If we can have a checkpoint system within the nav stack itself, RMF would be able to operate as a sibling of the nav stack instead of above it, which gives users a lot more freedom for how they design their robot applications.

Features

In terms of features that are relevant to nav2, we have a distributed multi-agent path finding system that works similarly to the conflict-based search algorithm, but it operates on predefined navigation graphs (AGV-style mobile robots) instead of free space. As part of my broader integration efforts (not strictly related to the Route Server topic), I’ll be extending this algorithm to also support free space AMRs.

Then we also have event handling—e.g. open/close doors, summon elevators—implemented in the fleet adapter.

Those do indeed seem like sub-optimal behaviors. Where does your eq. of this route graph planning live for me to take a look?

How do you plan to accomplish that with the clearance nodes?

In the proposal above, I assume that would notionally be handled outside of the Route Server (as your diagram previously suggested)

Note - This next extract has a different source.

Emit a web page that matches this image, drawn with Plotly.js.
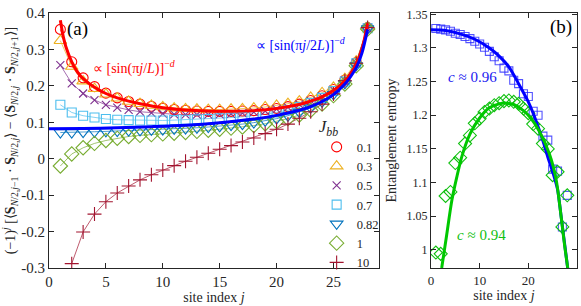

An aside of design, is this something folks at OR- err- Intrinsic would be interested in collaborating with me on? I need to come up with a plan of attack first, but assuming that looks good to us, is that a point of intersection? There are areas here of your obvious expertise and seemingly interest. I’m finishing up a project this week (Famous Last Words ™) and will be starting to mosy on starting the first or second week of January.